If a person has drowned, the body will likely initially submerge and go into a position that has been named "the drowning position." This position is when the front of the body is face down in the water, with their extremities reaching down towards the bottom of the body of water. Their back is typically slightly arched down and inwards. In shallow water, their extremities may drag across the bottom of the body of the water, leaving injuries. After death, when a body is submerged in water, a process called saponification occurs. This is the process in which adipocere is formed. Adipocere, created by the hydrolysis of triglycerides in adipose tissue, is a wax-like substance that covers bodies. This occurs mainly in submersion, burial environments or areas with lots of carbon but has been noted in marine environments.

== Other factors ==
=== Body size ===
Body size is an important factor that will also influence the rate of decomposition. A larger body mass and more fat will decompose more rapidly. This is because after death, fats will liquify, accounting for a large portion of decomposition. People with a lower fat percentage will decompose more slowly. This includes smaller adults and especially children.

=== Clothing ===
Clothing and other types of coverings affect the rate of decomposition because it limits the body's exposure to external factors such as weathering and soil. It slows decomposition by delaying scavenging by animals. However, insect activity would increase since the wrapping will harbor more heat and protection from the sun, providing an ideal environment for maggot growth which facilitates organic decay.

=== Cause of death ===
The cause of death can also influence the rate of decomposition, mainly by speeding it up. Fatal wounds like stab wounds or other lacerations on the body attract insects as it provides a good spot to oviposit and, as a result, could increase the rate of decomposition.

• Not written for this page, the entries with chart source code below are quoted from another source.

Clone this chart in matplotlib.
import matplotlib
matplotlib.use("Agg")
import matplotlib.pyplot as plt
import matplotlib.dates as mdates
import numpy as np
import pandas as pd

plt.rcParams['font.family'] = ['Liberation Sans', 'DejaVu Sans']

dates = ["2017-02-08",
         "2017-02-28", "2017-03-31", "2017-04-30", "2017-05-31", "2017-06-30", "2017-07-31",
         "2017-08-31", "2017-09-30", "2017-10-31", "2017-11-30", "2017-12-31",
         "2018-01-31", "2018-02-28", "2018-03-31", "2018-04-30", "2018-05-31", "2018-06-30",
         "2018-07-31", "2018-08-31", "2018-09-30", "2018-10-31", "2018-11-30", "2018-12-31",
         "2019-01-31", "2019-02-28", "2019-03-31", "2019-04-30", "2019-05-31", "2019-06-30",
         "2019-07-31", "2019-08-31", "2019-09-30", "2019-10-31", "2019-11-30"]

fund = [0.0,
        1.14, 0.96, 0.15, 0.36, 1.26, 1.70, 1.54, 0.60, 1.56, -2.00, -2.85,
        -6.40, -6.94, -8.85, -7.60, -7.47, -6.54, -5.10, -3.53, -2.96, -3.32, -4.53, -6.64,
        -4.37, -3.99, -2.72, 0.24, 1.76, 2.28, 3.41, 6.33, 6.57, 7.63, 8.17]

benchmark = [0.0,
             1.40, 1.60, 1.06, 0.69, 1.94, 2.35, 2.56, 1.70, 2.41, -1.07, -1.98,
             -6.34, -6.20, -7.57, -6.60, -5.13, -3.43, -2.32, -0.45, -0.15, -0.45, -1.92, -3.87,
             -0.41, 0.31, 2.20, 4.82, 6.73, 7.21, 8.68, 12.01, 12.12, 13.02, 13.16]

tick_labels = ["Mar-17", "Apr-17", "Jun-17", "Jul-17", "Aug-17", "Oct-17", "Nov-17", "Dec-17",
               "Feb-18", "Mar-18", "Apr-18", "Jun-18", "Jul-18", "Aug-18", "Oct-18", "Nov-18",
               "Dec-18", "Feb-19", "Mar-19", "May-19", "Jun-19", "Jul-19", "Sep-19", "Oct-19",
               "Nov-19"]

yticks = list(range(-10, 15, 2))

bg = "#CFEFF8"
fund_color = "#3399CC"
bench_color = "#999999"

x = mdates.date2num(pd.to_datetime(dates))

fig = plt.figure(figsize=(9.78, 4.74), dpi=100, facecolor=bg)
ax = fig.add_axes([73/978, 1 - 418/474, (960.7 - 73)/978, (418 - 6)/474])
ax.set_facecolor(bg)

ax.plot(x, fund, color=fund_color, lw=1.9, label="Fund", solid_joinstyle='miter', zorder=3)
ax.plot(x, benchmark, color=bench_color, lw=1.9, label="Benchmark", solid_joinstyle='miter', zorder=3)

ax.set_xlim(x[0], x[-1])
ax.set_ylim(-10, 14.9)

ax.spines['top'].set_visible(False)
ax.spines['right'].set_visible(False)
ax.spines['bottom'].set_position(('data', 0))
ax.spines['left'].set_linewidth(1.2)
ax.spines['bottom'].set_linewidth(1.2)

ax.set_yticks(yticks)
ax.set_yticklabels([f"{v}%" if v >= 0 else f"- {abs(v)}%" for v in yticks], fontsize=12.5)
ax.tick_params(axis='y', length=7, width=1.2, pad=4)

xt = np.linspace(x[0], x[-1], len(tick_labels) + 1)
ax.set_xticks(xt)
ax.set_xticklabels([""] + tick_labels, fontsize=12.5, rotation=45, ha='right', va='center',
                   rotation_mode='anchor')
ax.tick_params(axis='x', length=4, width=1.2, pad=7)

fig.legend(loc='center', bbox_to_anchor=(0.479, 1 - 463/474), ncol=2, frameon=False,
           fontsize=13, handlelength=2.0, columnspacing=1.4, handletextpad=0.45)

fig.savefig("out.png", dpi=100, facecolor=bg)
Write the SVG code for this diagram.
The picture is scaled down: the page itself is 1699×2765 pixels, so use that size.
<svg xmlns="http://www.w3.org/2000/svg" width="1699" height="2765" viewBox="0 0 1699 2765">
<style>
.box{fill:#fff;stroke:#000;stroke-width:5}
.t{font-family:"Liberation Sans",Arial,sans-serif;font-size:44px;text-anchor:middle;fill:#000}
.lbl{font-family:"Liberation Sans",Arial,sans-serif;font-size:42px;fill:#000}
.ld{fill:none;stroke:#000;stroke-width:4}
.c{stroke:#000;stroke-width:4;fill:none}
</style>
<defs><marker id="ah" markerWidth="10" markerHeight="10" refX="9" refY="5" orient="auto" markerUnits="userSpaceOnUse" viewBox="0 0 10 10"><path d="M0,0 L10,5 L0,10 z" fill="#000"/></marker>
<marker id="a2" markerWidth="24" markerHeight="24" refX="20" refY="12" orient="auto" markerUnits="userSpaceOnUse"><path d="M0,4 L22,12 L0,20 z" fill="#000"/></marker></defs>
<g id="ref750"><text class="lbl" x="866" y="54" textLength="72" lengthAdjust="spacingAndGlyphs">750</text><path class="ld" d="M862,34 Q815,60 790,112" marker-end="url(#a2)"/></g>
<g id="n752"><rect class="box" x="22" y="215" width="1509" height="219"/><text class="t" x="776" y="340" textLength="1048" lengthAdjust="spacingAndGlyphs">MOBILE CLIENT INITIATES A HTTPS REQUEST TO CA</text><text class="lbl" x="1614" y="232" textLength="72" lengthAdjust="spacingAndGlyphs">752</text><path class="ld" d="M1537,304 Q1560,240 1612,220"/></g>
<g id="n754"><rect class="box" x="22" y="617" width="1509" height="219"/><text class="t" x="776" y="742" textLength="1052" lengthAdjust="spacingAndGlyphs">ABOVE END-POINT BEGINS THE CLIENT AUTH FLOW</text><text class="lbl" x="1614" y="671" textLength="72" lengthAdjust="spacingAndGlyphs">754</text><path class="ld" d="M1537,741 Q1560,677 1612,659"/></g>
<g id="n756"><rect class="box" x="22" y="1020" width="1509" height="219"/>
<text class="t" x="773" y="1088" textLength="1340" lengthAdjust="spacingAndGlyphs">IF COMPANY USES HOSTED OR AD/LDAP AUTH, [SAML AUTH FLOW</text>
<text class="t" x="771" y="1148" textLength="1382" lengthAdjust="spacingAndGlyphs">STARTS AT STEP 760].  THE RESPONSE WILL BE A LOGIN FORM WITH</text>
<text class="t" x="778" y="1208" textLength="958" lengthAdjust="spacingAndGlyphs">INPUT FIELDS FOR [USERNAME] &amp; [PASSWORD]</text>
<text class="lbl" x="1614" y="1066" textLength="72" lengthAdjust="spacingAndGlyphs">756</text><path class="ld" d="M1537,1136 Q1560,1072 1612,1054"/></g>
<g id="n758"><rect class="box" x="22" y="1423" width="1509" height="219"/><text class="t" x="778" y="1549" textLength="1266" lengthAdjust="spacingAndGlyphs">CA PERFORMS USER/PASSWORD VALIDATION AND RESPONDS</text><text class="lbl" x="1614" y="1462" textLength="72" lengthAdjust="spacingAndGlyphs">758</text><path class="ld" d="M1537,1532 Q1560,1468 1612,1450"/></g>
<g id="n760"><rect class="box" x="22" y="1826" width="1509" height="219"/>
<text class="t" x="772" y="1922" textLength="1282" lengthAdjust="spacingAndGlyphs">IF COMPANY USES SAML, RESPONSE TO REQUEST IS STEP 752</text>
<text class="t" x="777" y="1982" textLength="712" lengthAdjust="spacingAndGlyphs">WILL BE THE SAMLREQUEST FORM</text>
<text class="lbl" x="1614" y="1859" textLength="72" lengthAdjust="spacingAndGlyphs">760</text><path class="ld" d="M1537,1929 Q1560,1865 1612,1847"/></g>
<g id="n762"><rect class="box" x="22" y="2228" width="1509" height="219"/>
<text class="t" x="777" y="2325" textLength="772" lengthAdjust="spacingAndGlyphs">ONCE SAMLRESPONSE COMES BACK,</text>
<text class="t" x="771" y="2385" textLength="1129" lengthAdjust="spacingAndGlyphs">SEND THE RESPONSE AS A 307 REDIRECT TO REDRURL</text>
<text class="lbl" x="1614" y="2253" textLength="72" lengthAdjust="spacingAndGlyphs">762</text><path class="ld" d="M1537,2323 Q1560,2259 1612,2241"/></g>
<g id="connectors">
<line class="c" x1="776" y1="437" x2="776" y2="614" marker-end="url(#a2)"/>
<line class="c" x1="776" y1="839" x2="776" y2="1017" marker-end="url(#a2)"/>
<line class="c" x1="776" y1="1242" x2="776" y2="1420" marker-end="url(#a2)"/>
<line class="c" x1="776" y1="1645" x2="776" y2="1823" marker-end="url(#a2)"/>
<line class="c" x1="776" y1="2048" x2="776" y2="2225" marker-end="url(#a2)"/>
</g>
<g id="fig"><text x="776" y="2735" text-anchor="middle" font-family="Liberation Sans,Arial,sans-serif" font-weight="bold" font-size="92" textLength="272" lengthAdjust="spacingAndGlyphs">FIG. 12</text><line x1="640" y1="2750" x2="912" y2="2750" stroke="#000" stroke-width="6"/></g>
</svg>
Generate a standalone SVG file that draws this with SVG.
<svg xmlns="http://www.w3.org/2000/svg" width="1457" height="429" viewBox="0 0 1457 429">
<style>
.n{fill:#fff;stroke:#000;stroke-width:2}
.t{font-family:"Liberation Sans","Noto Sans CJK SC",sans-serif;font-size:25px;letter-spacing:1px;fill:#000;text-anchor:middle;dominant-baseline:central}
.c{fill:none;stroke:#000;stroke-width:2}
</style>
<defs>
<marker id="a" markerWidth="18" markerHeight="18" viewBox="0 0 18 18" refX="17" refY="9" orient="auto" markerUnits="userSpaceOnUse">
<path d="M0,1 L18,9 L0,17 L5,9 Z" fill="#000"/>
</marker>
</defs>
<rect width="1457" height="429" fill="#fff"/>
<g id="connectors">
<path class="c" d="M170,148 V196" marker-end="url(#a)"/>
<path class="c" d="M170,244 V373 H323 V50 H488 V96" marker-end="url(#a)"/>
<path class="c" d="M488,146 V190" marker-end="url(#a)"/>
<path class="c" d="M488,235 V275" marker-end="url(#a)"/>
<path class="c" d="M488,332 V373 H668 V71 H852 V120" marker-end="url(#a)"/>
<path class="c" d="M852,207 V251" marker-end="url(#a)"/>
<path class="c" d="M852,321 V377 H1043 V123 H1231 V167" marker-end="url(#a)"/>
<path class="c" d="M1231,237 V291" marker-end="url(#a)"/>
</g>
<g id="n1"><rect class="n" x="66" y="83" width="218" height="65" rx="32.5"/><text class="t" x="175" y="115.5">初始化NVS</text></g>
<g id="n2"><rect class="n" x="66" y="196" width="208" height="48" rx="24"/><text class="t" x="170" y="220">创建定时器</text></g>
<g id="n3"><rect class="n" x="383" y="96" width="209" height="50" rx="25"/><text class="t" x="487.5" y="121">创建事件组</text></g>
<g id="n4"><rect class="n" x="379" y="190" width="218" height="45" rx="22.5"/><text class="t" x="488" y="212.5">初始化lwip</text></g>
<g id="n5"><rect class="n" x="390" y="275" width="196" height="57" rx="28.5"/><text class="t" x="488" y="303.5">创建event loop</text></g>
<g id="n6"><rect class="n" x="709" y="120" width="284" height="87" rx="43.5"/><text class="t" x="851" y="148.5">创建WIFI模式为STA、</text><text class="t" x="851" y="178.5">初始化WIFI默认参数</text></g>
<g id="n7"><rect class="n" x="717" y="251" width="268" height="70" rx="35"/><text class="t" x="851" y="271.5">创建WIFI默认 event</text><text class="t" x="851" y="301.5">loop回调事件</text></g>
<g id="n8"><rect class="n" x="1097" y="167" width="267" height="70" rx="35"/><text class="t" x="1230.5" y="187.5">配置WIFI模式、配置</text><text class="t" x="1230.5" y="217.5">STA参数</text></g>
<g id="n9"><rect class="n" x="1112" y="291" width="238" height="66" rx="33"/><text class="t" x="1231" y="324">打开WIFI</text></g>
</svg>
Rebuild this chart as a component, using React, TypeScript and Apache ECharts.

== Experimental analysis of decomposition on corpse farms ==
Corpse farms are used to study the decay of the human body and to gain insight into how environmental and endogenous factors affect progression through the stages of decomposition. In summer, high temperatures can accelerate the stages of decomposition: heat encourages the breakdown of organic material, and bacteria also grow faster in a warm environment, accelerating bacterial digestion of tissue. However, natural mummification, normally thought of as a consequence of arid conditions, can occur if the remains are exposed to intense sunlight. In winter, not all bodies go through the bloat stage. Bacterial growth is much reduced at temperatures below 4 °C. Corpse farms are also used to study the interactions of insects with decaying bodies.